The mill's construction reveals robust architecture, designed to withstand the force of water. The walls are made of stone, with a stone vaulted roof, reinforced by strong plastering that gives it a solid appearance, almost like a small fortification. Buttresses are visible on the facade facing the water, where the 'caboucos' are located, the openings through which water entered to power the mechanism. Access to the mill is notable for a small, serpentine stone bridge that crosses the 'enxugadouro', a side channel used to control the water level.
Complementing the mill are the ruins of the house where the miller and his family lived, and an oven. The miller's house, with a simple layout, had essential rooms for daily life, such as the living room with a fireplace, a bedroom, and even a space for livestock (stable). The oven, a crucial element for the rural community that used the mill, has a rectangular shape with a rounded rear part, and its main opening was protected by a porch. These additional constructions provide insight into the life and organization surrounding this traditional milling unit.

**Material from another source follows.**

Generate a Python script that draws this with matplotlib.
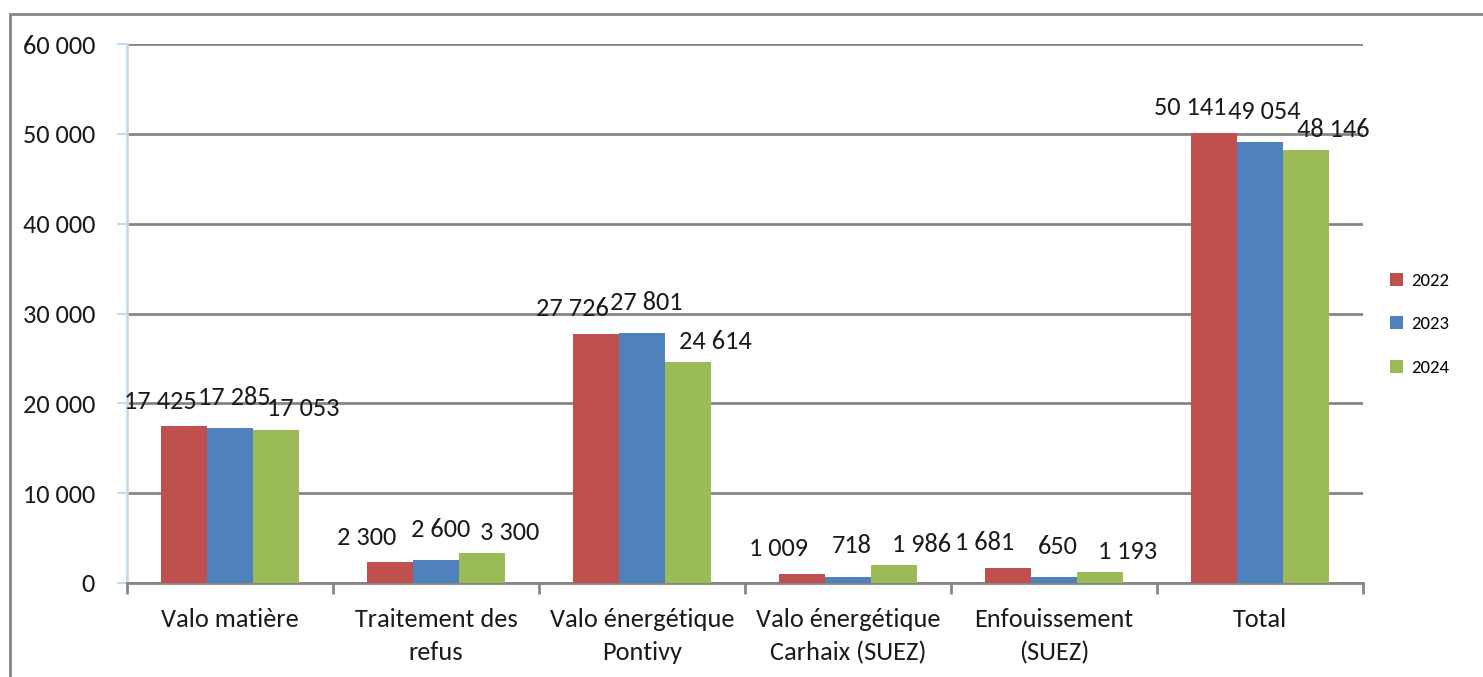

Inside the mill, despite its current state, traces of the equipment that allowed the transformation of cereal into flour can still be observed. Elements such as the bases of the millstones (grinding stones), known as 'pousos', and parts of the hoppers ('tremonhados') and flour guards ('guarda-farinha'), made of stone and brick masonry, reusing fragments of the millstones themselves, remain as marks of past activity. These details illustrate the traditional technology used for the cereal milling process in the region, driven solely by the energy of the stream's water.